A week after Yale students huddled in their dorms under a Hurricane Sandy campus-wide curfew, some, including New York Mayor Michael Bloomberg, have begun to blame the late-October hurricane on climate change.

But while the theory that Sandy’s strength was a solely a result of climate change has gained traction, few climate researchers attribute the magnitude of last week’s hurricane — which saw winds up to 110 mph and 185 deaths — just to global warming. Virginia Burkett, chief scientist for climate and land use change at the U.S. Geological Survey, said that climate change most likely played a role in the enormous scale of the storm, but it was not the only contributing factor.

“Right now, people want to assume that everything bad happening is due to climate change,” Yale professor of forest policy Robert Mendelsohn GRD ’78 said. “But if you actually look at the power of recent storms, this decade has not been atypical. Sandy was not that unusual.”

Sandy’s destruction could be the result of a combination of atmospheric warming, sea level rise and natural variability, Burkett said. Another factor that contributed to Sandy’s destructiveness was the dense development along the East Coast, she added.

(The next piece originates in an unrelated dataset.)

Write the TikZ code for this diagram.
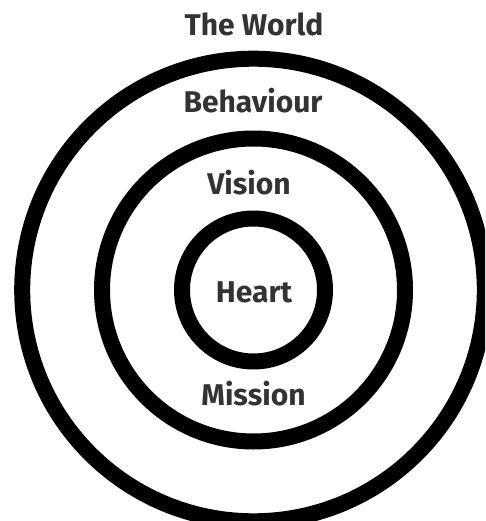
\documentclass[tikz,border=0pt]{standalone}
\usepackage{fontspec}
\setmainfont{Fira Sans}
\usepackage{tikz}

\begin{document}
\begin{tikzpicture} [x=1pt,y=-1pt,label/.style={anchor=base,text=black!80,font=\fontsize{30}{32}\selectfont\bfseries}]
			\useasboundingbox (0,0) rectangle (485,521);
			\clip (0,0) rectangle (485,521);
			
			\coordinate (center) at (253.5,290);
			
			\foreach \r in {71.5,151.5,231.3}
			\draw[line width=16pt] (center) circle (\r pt);
			
			\node[label] (world) at (254,36) {The World};
			\node[label] (behaviour) at (253,113) {Behaviour};
			\node[label] (vision) at (249,194) {Vision};
			\node[label] (heart) at (254,302) {Heart};
			\node[label] (mission) at (253.5,405) {Mission};
			\end{tikzpicture}
\end{document}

Most climate scientists agree that over the next century, climate change will cause weather conditions to grow more extreme. Powered by warm seawater, hurricanes are expected to worsen as climate change leads to higher global temperatures, increasing in intensity by 5 percent by the end of the century. But Mendelsohn said that Hurricane Sandy was not related to climate change because it was not a particularly intense storm.

Thomas Knutson, a research meteorologist with the Geophysical Fluid Dynamics Laboratory said that establishing a link between Sandy and climate change is particularly difficult because his research has found that global warming may in fact lead to fewer hurricanes, as shifts in wind patterns resulting from climate change may lower the frequency and power of storms over the next century.

If the link between storm intensity and global warming were to be established, political scientists are hopeful that policymakers will prioritize climate change legislation.

Yale assistant professor of environmental and energy economics Kenneth Gillingham said that policies that reduce greenhouse gas emissions could lower the probability of intense storms and decrease global warming.

“The U.S. alone is large enough to make some difference,” Gillingham said.

Environmental governance professor Benjamin Cashore warned that in order to impact the nation’s long-term attitude toward climate change, citizens should advocate for structural changes within the U.S. government to allow it to better fight rising temperatures and sea levels. Cashore cited the example of nations such as Australia that have created independent scientific committees that advise the government on environmental policy.

“Focusing solely on what our policymakers will or won’t do misses larger critical factors about the political environment that we’re working in,” Cashore said. “It’s not a question of whether politicians are listening — the larger point is whether we can create institutions that will allow us to tend to our nation’s long-term interests, especially regarding the environment.”

Hurricane Sandy inflicted an estimated $50 billion of economic damage.